Friday 2 October 2015

A Dreadful Precedent

In doing some research about Per Anger, the person at the Swedish delegation in Budapest who first began trying to save Budapest's Jews from the Germans in the Second World War - he was joined later by Raoul Wallenberg, who arrived in Budapest on 9 July, 1944 - I discovered that, following bombing by the Russians and Americans of the Hungarian railway lines, which made it impossible for the Germans to deport Jews to Auschwitz by train, Adolf Eichmann decided to force Budapest's Jews to march to Hegyeshalom, the border town with Austria - the same route taken, willingly, by more recent refugees, eager to reach Germany.

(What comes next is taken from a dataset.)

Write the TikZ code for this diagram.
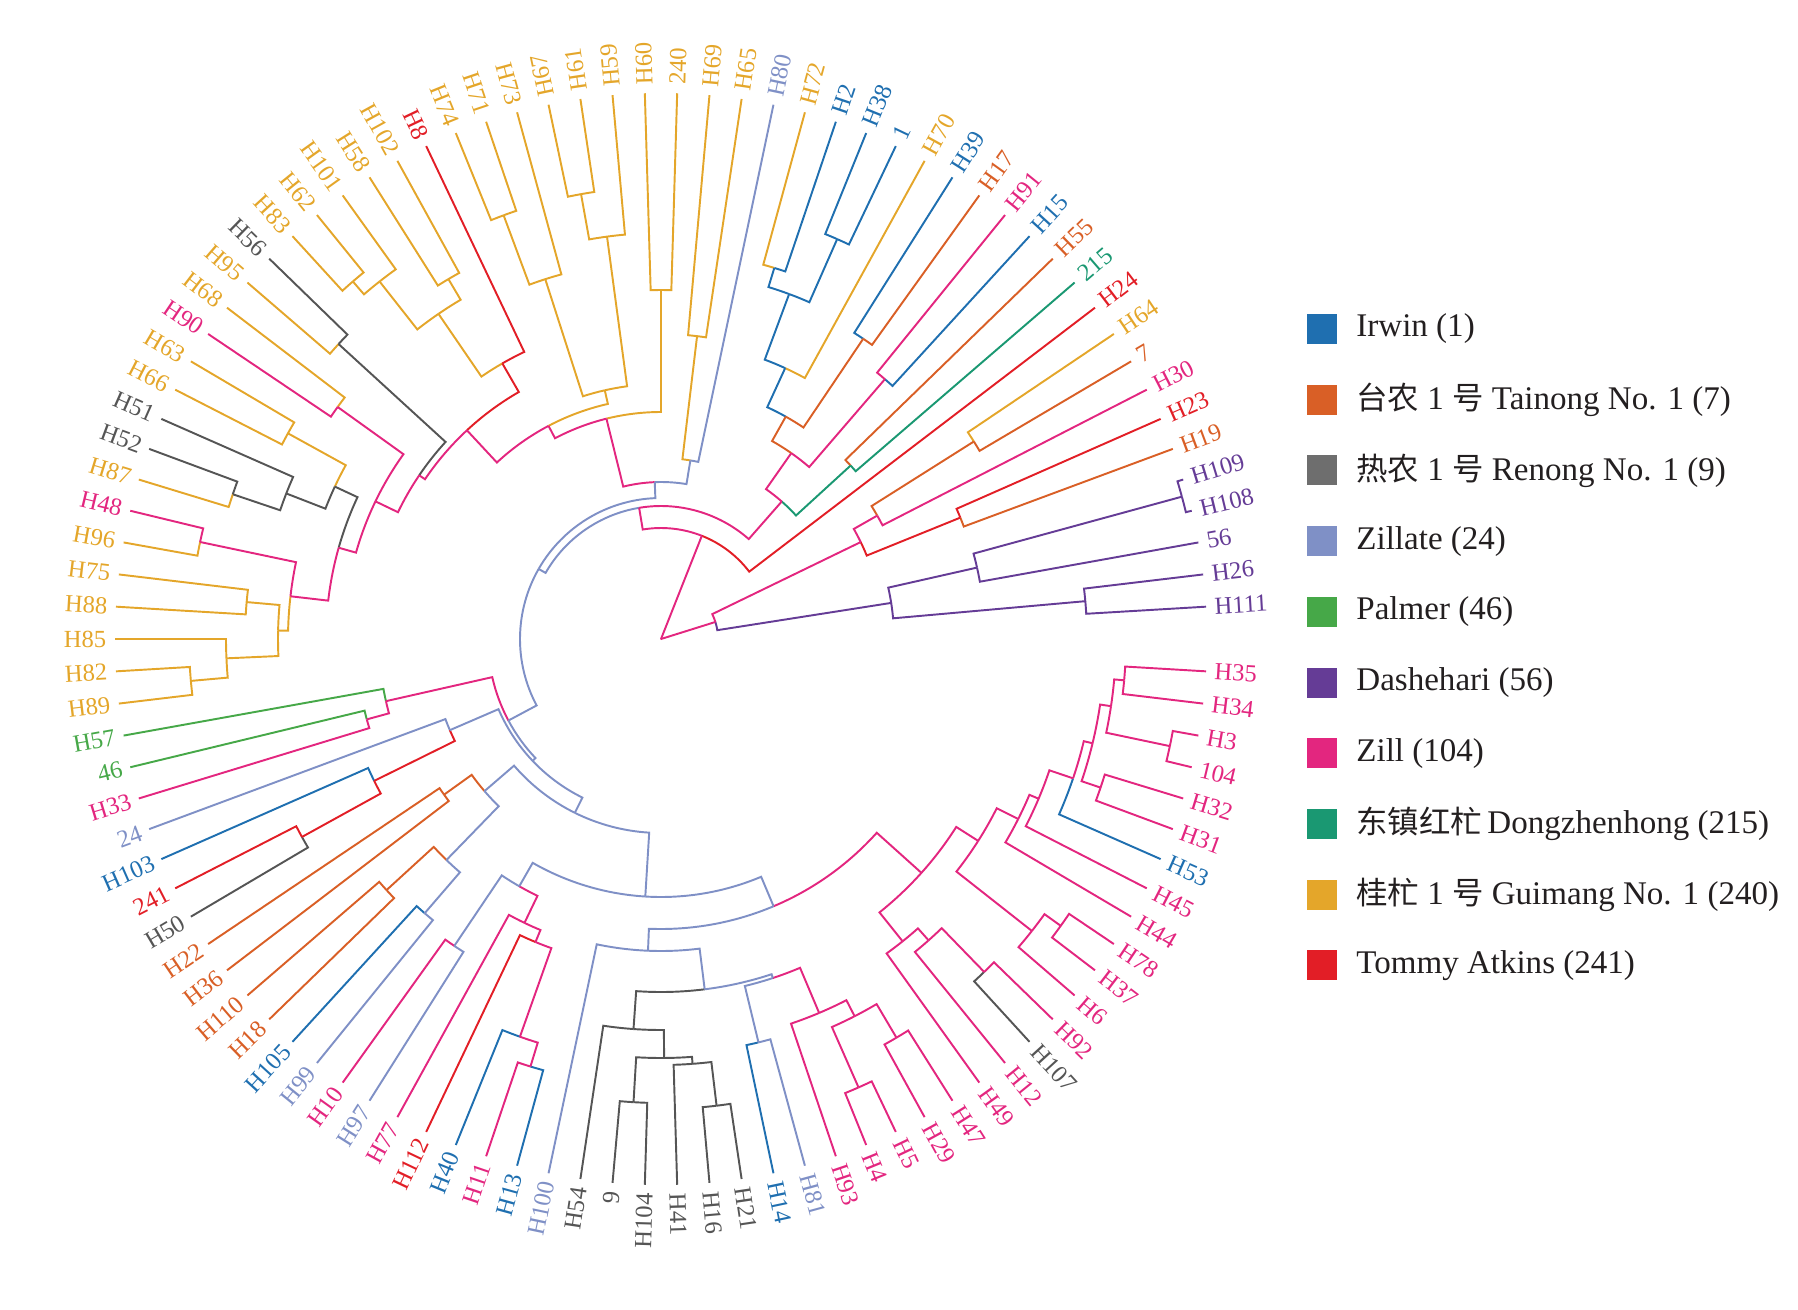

Per Anger, who was helped by the Hungarian police in saving Jewish Hungarians from earlier attempts to take them out of the country, later described seeing one of the forced marches to Hegyeshalom:

"One of the first days in December 1944, Wallenberg and I took a car ride along the road the Jews [were] marching on. We passed these crowds of miserable people, more dead than alive. With grey faces, they staggered forward, under blows and hits from soldiers' rifles. The road was lined with dead bodies. We had our car filled with food that we managed to distribute in spite of prohibitions, but it didn't last very long. At Hegyeshalom, we saw how the ones who arrived were handed over to a German SS commando under Eichmann, who counted them like cattle: '489-correct ('vierhundertneunundachtzig-stimmt gut!'). The Hungarian officer received a receipt that everything was in order.

Before this handing over, we managed to save some hundreds of Jews. Some had Swedish protective passes, others were gotten out by pure bluffing. Wallenberg didn't give up and made renewed journeys when he in similar ways managed to reunite some additional Jews with Budapest."

The marches to Hegyeshalom stopped on 10 December, 1944. By that time, 37,000 Jews had been put on the march from Budapest. Only 27,000 arrived at the border station.